Wednesday, 28 September 2011

The Phantom Tollbooth

If there’s a twentieth-century American classic of children’s literature, this is it. A movie has been made (a Water-Babies-esque mix of live action and animation, apparently; I should track it down), it is mentioned in the same tones as Alice’s Adventures in Wonderland and the works of Dr. Seuss, and it is consistently listed as a children’s classic – all in America. For some reason, it remains fairly obscure over here. I read it as a teenager, but the puns in Shark Boy were so similar in style (a ‘train of thought’, a ‘stream of consciousness’) that I was reminded of it, and desired to reacquaint myself with the quirky little story.

A series of images rather than a real narrative, rather like Alice’s Adventures or Le Petit Prince, it is less fantastical than those masterpieces, but rather less charming. Milo, a boy who is thoroughly bored with the mundane rigmarole of life, one day finds a toy tollbooth has been delivered to his room. He has a toy car that he can sit in and drive, so he drives up to the tollbooth in it, and is transported to another world – a world where King Azaz, ruler of Dictionopolis, and the Mathemagician, whose domain is Digitopolis, can never agree whether it is letters or numbers which are most important.
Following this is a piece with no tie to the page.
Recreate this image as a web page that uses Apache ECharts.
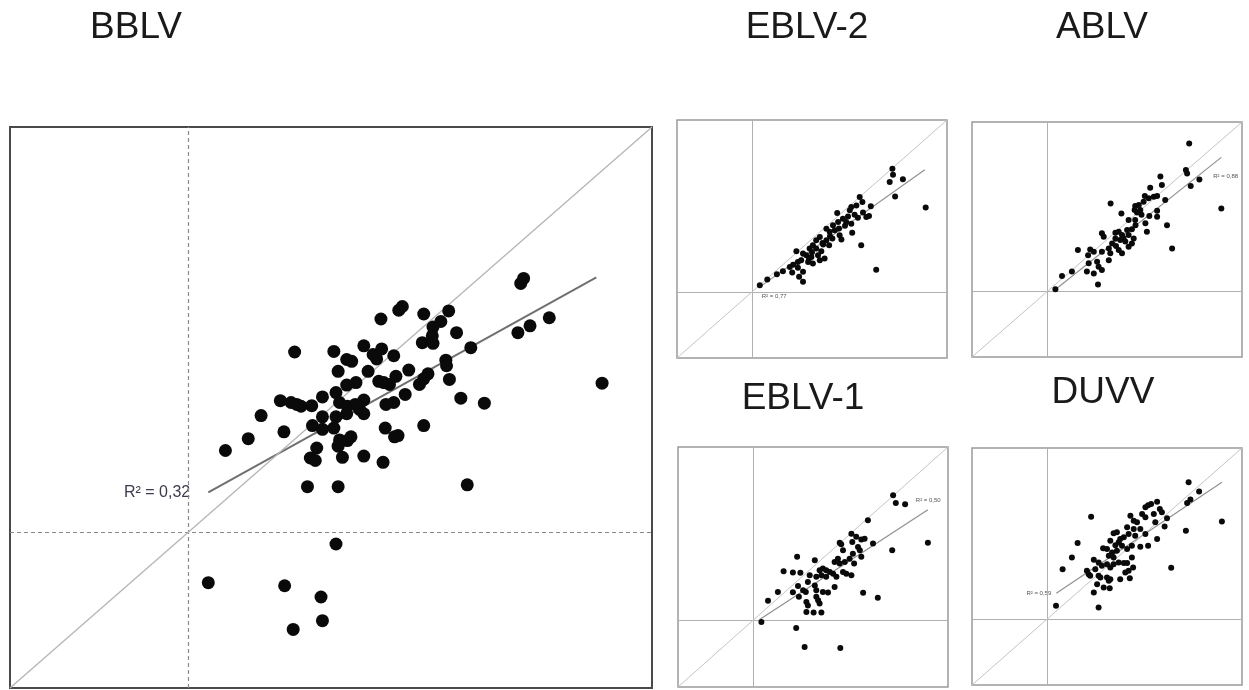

They will always disagree until their sisters, the princesses Rhyme and Reason, return to the land, so Milo sets off to find them, assisted by Tock the Watchdog (half-dog, half-clock, naturally) and posturing insect the Humbug.

The defining characteristic of the book is the aforementioned reliance on puns. There are placenames like The Point of View, Context, Ignorance and Conclusions. You can guess which you note that you are out of, which you jump to and so on. There is some extremely entertaining imagery, but ultimately the story is rather flat and lifeless, without much in the way of characters. An enjoyable afternoon’s diversion, for the reader as well as Milo, but no classic.